Macquarie Bank Ltd has successfully launched and priced its anticipated subordinated debt (Tier 2) issuance. The offering comprises two types of 10.5NC5.5 Notes, with a 10.5-year final maturity and an initial call option after 5.5 years. Investors can choose between a floating rate option and a fixed-to-floating rate option, both structured with the expectation of redemption at the 5.5-year call date.
The Indications of Interest (IOI) exceeded A$3.95 billion, with A$2.65 billion in initial interest to the floating rate option and A$1.3 billion to the fixed-to-floating rate option. The issue margin, initially set at 200 basis points, was ultimately narrowed to 185 basis points. Upon the end of bookbuild, Macquarie decided that the fixed-to-floating tranche will carry a coupon of 5.603% per annum with an issue size of A$350 million, while the floating tranche pays 3-month BBSW plus 185 basis points with an issue size of A$900 million.

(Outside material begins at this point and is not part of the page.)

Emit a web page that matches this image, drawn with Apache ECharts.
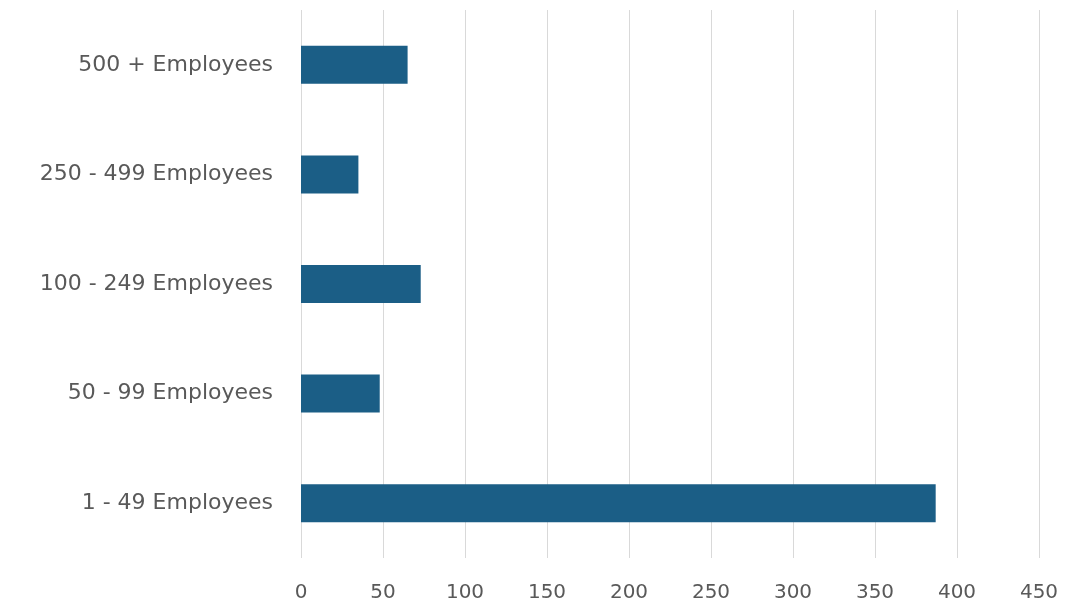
<!DOCTYPE html>
<html><head><meta charset="utf-8">
<script src="https://cdn.jsdelivr.net/npm/echarts@6/dist/echarts.min.js"></script>
<style>html,body{margin:0;padding:0;background:#fff}#c{width:1072px;height:610px}</style>
</head><body><div id="c"></div>
<script>
const categories = ["1 - 49 Employees", "50 - 99 Employees", "100 - 249 Employees", "250 - 499 Employees", "500 + Employees"];
const values = [387, 48, 73, 35, 65];
const xTicks = {min: 0, max: 450, interval: 50};

const chart = echarts.init(document.getElementById('c'), null, {renderer: 'canvas'});
chart.setOption({
  animation: false,
  backgroundColor: '#ffffff',
  grid: {left: 301, right: 33, top: 10, bottom: 52, containLabel: false},
  xAxis: {
    type: 'value', min: xTicks.min, max: xTicks.max, interval: xTicks.interval,
    axisLine: {show: false}, axisTick: {show: false},
    splitLine: {lineStyle: {color: '#d9d9d9', width: 1}},
    axisLabel: {color: '#595959', fontSize: 20, fontFamily: 'DejaVu Sans', margin: 25}
  },
  yAxis: {
    type: 'category', data: categories,
    axisLine: {show: false}, axisTick: {show: false},
    axisLabel: {color: '#595959', fontSize: 22, fontFamily: 'DejaVu Sans', margin: 28}
  },
  series: [{
    type: 'bar', data: values, barWidth: 38,
    itemStyle: {color: '#1b5e86'}
  }]
});
</script></body></html>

This issuance follows recent developments within Macquarie Group, including indications about a new capital notes offer. Macquarie’s 23-24yr half year presentation highlights a well-diversified funding base, with a significant increase in Tier 2 subordinated debt over the past year. As of September 2023, Macquarie’s subordinated debt reached A$7.1 billion, up from A$5.7 billion in September 2022, reflecting the bank’s strategic focus on strengthening its capital structure and enhancing financial stability.